- _WHAT YOU WILL DO_:
Take every line from the first down to the line with "0, 0, 0, 0, 1];" and set it down exactly, without the pictures.

- _RECORDS FOR PROCESSING_:
================

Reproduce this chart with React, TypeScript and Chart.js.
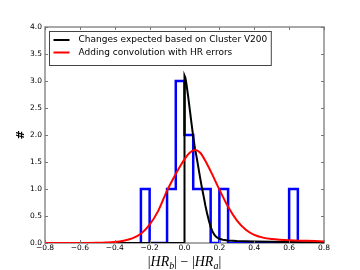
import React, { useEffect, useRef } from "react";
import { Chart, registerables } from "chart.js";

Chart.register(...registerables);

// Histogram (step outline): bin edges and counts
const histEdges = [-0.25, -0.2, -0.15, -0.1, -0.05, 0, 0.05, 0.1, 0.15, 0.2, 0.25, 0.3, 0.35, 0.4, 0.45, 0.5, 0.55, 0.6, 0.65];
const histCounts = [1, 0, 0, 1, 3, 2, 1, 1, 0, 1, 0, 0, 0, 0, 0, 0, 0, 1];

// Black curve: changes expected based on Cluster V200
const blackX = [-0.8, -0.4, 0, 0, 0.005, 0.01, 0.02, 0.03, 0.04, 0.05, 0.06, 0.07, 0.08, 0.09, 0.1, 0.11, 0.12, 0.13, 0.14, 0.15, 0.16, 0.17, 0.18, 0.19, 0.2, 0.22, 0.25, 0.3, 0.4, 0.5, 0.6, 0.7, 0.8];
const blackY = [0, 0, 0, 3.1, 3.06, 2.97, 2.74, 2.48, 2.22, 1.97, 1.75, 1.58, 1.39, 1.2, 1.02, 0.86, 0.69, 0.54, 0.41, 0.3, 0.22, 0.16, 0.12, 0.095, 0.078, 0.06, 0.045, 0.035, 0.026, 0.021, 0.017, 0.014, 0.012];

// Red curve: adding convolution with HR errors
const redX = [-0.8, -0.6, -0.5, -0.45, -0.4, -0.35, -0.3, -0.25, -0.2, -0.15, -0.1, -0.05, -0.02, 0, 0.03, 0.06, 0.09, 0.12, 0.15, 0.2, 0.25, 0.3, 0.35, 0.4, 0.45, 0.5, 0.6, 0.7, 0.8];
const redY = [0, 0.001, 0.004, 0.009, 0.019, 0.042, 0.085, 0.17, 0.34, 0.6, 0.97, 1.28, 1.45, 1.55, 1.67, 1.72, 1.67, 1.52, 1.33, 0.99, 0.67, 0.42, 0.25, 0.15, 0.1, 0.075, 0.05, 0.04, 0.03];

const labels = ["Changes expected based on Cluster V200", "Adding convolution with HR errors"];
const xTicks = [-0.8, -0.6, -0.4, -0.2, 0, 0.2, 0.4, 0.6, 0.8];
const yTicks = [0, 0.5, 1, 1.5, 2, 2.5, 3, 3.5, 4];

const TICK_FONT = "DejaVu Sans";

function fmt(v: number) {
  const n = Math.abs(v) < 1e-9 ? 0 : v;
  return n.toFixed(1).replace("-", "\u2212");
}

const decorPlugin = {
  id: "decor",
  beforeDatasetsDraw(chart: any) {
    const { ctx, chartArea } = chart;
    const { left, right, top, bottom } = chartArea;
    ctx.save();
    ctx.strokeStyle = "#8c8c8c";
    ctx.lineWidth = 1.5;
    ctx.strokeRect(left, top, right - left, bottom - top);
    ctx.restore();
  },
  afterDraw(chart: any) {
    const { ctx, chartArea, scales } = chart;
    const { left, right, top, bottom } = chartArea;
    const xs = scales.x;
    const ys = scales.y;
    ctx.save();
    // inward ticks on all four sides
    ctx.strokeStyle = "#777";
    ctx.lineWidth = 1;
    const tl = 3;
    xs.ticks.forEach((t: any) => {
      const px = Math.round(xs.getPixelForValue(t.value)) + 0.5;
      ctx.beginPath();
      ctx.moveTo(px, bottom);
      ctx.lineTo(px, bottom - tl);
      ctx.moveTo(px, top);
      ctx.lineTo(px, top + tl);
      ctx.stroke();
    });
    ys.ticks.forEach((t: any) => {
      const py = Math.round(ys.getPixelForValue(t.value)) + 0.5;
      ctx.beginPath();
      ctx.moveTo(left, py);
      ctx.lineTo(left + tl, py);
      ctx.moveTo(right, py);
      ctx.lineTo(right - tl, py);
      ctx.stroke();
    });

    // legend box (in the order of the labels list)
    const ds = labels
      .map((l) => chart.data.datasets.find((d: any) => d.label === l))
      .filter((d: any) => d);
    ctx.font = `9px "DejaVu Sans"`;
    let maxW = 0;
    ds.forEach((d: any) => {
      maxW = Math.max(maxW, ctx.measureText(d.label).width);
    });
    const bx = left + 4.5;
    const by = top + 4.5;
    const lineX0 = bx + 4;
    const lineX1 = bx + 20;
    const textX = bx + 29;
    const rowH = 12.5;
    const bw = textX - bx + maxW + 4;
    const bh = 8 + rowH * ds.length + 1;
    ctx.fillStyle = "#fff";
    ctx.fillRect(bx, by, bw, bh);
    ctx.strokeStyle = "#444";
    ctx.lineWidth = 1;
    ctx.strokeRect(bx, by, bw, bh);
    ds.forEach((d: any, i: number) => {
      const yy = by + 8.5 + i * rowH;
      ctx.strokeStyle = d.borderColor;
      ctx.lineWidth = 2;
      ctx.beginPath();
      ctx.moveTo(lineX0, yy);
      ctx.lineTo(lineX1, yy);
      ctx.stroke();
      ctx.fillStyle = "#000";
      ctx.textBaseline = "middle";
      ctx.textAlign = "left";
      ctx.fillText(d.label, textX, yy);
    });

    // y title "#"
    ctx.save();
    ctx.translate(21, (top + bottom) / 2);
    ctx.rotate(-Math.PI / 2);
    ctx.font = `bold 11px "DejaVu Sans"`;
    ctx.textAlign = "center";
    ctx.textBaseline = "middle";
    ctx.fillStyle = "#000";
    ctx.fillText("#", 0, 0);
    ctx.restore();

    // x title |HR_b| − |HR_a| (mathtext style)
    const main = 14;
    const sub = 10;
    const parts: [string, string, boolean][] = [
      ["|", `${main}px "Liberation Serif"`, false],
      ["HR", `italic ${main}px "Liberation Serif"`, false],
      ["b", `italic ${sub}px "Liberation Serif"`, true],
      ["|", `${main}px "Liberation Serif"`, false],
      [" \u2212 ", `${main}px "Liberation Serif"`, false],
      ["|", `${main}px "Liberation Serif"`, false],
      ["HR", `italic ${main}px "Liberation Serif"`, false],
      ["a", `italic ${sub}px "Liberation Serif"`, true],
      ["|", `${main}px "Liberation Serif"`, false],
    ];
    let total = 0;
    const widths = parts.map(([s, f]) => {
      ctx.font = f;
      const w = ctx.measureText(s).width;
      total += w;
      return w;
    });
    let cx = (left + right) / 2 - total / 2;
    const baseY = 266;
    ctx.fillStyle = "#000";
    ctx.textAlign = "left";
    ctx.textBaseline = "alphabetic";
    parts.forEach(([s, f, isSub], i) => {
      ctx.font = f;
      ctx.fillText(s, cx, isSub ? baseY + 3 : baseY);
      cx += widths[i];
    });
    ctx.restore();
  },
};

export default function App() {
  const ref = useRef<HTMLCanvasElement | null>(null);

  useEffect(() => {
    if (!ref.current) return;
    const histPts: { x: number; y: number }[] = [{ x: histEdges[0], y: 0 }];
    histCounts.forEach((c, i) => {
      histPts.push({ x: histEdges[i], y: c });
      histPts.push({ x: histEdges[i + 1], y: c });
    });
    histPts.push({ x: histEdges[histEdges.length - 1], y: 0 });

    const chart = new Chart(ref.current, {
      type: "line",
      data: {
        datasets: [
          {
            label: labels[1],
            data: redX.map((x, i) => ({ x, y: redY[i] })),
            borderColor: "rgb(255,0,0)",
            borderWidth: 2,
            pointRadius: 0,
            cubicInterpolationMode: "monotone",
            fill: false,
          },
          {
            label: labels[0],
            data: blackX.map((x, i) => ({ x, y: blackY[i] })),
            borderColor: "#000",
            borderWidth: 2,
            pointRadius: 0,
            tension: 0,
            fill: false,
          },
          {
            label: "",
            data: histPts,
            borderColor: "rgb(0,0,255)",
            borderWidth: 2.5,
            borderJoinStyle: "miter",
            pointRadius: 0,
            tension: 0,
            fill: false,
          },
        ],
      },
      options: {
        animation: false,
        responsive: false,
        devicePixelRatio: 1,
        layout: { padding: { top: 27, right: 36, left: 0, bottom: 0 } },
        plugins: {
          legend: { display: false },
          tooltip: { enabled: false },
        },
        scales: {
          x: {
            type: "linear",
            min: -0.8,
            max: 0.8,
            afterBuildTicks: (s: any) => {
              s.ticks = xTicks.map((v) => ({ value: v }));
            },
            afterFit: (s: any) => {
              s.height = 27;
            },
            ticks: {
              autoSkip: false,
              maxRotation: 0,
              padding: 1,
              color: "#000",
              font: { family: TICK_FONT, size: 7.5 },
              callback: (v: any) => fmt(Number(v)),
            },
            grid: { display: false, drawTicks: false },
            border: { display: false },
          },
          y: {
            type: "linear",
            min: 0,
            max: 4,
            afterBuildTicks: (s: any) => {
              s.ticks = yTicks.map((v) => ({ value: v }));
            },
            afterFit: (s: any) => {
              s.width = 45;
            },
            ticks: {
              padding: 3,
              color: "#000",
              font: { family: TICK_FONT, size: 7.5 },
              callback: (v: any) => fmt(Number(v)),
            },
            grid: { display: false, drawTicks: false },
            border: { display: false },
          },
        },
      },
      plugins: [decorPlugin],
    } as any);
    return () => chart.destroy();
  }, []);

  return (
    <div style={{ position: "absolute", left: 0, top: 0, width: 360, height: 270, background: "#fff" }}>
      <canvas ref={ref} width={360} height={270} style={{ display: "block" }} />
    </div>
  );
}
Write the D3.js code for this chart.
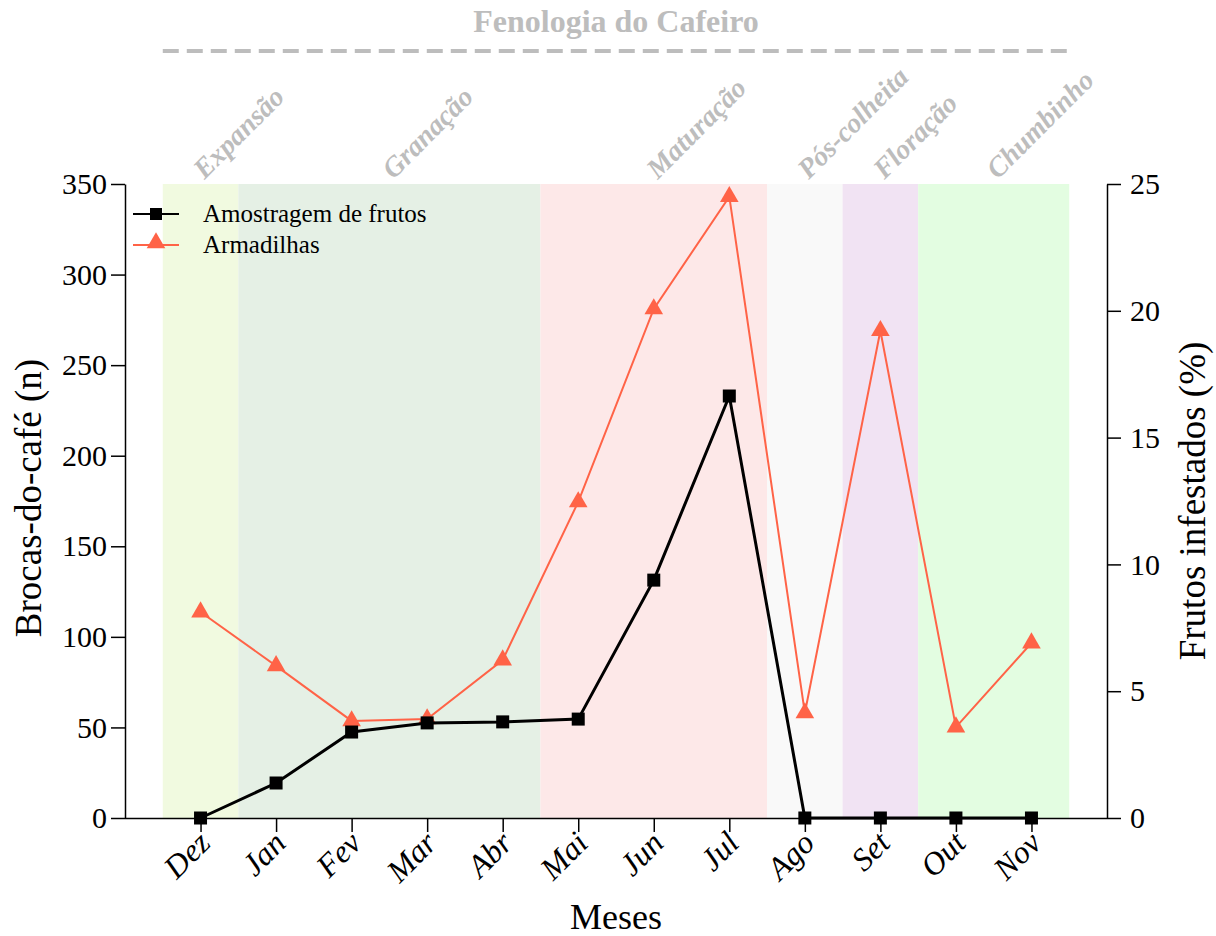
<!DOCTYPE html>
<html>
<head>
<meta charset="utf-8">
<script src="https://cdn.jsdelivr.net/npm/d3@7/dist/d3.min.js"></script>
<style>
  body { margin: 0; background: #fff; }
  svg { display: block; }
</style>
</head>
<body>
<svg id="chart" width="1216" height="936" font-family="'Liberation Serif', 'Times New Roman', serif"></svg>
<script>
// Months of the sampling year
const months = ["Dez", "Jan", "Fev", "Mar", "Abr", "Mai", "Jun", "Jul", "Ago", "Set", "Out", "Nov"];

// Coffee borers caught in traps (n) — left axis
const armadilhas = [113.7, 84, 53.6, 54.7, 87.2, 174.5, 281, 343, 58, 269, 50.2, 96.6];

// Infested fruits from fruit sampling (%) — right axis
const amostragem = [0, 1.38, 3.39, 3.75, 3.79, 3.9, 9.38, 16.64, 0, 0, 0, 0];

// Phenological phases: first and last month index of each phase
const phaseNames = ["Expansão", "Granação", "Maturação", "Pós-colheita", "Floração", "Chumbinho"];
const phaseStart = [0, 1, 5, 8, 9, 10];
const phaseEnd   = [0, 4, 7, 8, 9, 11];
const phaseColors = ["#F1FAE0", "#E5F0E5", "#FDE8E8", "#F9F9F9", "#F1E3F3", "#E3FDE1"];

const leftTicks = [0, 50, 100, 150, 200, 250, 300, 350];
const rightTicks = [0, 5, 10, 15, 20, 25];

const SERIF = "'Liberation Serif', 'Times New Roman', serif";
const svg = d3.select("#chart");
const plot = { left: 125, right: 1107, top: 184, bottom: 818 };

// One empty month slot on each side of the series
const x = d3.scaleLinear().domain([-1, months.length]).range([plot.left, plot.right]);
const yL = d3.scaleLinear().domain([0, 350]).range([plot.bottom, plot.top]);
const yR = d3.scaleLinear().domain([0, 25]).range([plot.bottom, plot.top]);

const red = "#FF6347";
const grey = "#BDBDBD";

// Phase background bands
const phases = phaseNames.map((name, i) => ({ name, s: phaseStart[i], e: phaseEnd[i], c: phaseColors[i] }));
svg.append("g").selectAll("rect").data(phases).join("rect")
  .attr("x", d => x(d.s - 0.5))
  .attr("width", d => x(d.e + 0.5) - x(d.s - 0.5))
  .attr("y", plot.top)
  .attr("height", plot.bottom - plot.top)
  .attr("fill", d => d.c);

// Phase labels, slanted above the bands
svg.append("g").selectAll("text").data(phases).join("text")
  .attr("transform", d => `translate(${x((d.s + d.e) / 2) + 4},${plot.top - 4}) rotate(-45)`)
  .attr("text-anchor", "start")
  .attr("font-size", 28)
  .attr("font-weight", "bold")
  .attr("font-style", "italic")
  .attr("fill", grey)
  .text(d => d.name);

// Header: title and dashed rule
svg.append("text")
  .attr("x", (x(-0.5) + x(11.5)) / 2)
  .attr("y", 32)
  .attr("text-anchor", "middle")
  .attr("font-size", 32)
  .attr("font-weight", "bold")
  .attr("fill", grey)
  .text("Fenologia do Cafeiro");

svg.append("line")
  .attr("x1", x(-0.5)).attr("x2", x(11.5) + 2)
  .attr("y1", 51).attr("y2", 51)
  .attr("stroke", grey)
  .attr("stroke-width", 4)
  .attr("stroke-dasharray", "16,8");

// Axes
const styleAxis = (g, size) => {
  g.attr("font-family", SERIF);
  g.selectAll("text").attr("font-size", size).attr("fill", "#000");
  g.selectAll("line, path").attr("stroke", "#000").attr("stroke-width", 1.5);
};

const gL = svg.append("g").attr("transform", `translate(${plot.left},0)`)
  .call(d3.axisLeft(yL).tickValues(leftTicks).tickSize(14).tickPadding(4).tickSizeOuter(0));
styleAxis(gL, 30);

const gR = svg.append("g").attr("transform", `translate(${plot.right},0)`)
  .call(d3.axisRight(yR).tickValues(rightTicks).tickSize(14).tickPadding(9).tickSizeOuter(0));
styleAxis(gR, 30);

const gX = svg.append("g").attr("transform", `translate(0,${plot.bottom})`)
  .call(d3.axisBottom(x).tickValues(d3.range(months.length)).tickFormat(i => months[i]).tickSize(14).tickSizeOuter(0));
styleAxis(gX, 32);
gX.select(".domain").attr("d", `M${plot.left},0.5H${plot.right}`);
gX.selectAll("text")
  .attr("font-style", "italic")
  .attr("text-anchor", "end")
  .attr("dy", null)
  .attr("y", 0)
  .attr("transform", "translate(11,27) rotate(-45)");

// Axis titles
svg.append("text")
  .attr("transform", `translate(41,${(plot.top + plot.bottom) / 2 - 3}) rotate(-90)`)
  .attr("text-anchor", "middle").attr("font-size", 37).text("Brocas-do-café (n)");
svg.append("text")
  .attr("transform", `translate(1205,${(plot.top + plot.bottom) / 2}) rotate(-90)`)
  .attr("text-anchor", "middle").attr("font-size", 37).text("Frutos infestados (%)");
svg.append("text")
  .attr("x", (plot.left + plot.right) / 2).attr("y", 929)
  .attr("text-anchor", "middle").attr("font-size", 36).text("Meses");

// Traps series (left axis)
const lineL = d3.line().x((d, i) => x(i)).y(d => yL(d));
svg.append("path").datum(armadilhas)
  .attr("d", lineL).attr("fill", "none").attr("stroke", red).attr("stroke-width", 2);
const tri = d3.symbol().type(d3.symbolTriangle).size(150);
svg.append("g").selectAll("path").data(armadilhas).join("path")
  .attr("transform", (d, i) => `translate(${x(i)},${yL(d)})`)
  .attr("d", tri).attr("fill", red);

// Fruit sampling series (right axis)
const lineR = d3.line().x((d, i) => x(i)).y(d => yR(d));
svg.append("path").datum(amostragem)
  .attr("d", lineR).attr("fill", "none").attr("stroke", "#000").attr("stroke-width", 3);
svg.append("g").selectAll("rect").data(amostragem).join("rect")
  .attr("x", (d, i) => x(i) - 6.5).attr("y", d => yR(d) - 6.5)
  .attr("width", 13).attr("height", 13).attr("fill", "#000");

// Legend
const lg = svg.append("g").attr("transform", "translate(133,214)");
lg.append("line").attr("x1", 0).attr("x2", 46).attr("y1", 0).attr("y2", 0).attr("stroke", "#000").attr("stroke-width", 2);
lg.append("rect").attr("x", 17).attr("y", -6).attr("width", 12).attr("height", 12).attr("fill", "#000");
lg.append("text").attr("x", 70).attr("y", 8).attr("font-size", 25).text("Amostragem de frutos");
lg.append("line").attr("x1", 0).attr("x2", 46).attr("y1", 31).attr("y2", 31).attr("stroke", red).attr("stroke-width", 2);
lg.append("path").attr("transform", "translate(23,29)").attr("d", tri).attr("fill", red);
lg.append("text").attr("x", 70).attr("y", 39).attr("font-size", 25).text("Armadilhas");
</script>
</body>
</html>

================

- _TASK RESPONSE_:
Reproduce this chart with React, TypeScript and Chart.js.
import React, { useEffect, useRef } from "react";
import { Chart, registerables } from "chart.js";

Chart.register(...registerables);

// Histogram (step outline): bin edges and counts
const histEdges = [-0.25, -0.2, -0.15, -0.1, -0.05, 0, 0.05, 0.1, 0.15, 0.2, 0.25, 0.3, 0.35, 0.4, 0.45, 0.5, 0.55, 0.6, 0.65];
const histCounts = [1, 0, 0, 1, 3, 2, 1, 1, 0, 1, 0, 0, 0, 0, 0, 0, 0, 1];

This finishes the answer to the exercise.